DIRECTIVE ▸
Look for the string "matplotlib" and copy every line that has it.

SOURCE DATA ▸
————————

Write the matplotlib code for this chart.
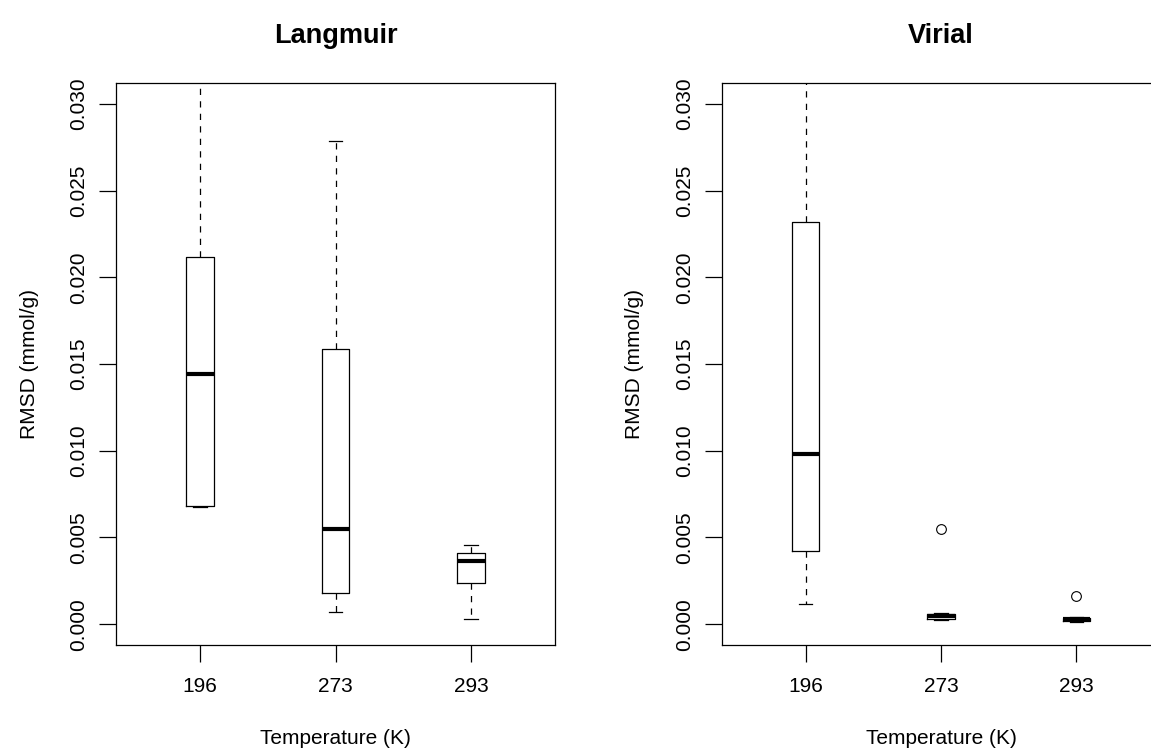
import matplotlib
matplotlib.use("Agg")
import matplotlib.pyplot as plt

# valores (RMSD em mmol/g)
temperaturas = ["196", "273", "293"]

langmuir_q1 = [0.00679, 0.00179, 0.00235]
langmuir_med = [0.01442, 0.00551, 0.00363]
langmuir_q3 = [0.02115, 0.01586, 0.00412]
langmuir_lo = [0.00675, 0.00073, 0.00031]
langmuir_hi = [0.0400, 0.02788, 0.00454]
langmuir_out = [[], [], []]

virial_q1 = [0.00420, 0.00030, 0.00016]
virial_med = [0.00982, 0.00046, 0.00028]
virial_q3 = [0.02319, 0.00060, 0.00038]
virial_lo = [0.00115, 0.00024, 0.00012]
virial_hi = [0.0400, 0.00064, 0.00040]
virial_out = [[], [0.00551], [0.00162]]

plt.rcParams['font.family'] = ['Liberation Sans', 'DejaVu Sans']


def caixas(q1, med, q3, lo, hi, out):
    stats = []
    for i in range(len(temperaturas)):
        stats.append({'q1': q1[i], 'med': med[i], 'q3': q3[i],
                      'whislo': lo[i], 'whishi': hi[i], 'fliers': out[i],
                      'label': temperaturas[i]})
    return stats


def grafico(ax, titulo, stats):
    ax.bxp(stats, positions=[1, 2, 3], widths=0.205, showfliers=True,
           boxprops=dict(color='black', linewidth=0.9),
           medianprops=dict(color='black', linewidth=3, solid_capstyle='butt'),
           whiskerprops=dict(color='black', linewidth=0.9, linestyle=(0, (5, 5))),
           capprops=dict(color='black', linewidth=0.9),
           flierprops=dict(marker='o', markerfacecolor='none', markeredgecolor='black',
                           markersize=7, markeredgewidth=0.8),
           capwidths=0.1)
    ax.set_xlim(0.38, 3.62)
    ax.set_ylim(-0.0012, 0.0312)
    ax.set_yticks([0.0, 0.005, 0.010, 0.015, 0.020, 0.025, 0.030])
    ax.set_yticklabels(['0.000', '0.005', '0.010', '0.015', '0.020', '0.025', '0.030'],
                       rotation=90, va='center')
    ax.tick_params(axis='both', labelsize=15, length=12, width=0.9, pad=8)
    ax.tick_params(axis='x', pad=11)
    for s in ax.spines.values():
        s.set_linewidth(0.9)
    ax.set_title(titulo, fontsize=19.5, fontweight='bold', pad=29)
    ax.set_xlabel('Temperature (K)', fontsize=15, labelpad=24)
    ax.set_ylabel('RMSD (mmol/g)', fontsize=15, labelpad=22)


fig = plt.figure(figsize=(11.51, 7.51), dpi=100)
ax1 = fig.add_axes([116 / 1151, 106 / 751, 439 / 1151, 562 / 751])
ax2 = fig.add_axes([721.5 / 1151, 106 / 751, 439 / 1151, 562 / 751])

grafico(ax1, 'Langmuir', caixas(langmuir_q1, langmuir_med, langmuir_q3,
                                 langmuir_lo, langmuir_hi, langmuir_out))
grafico(ax2, 'Virial', caixas(virial_q1, virial_med, virial_q3,
                              virial_lo, virial_hi, virial_out))

fig.savefig('out.png', dpi=100)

————————

RESPONSE TO THIS TASK ▸
Write the matplotlib code for this chart.
import matplotlib
matplotlib.use("Agg")
import matplotlib.pyplot as plt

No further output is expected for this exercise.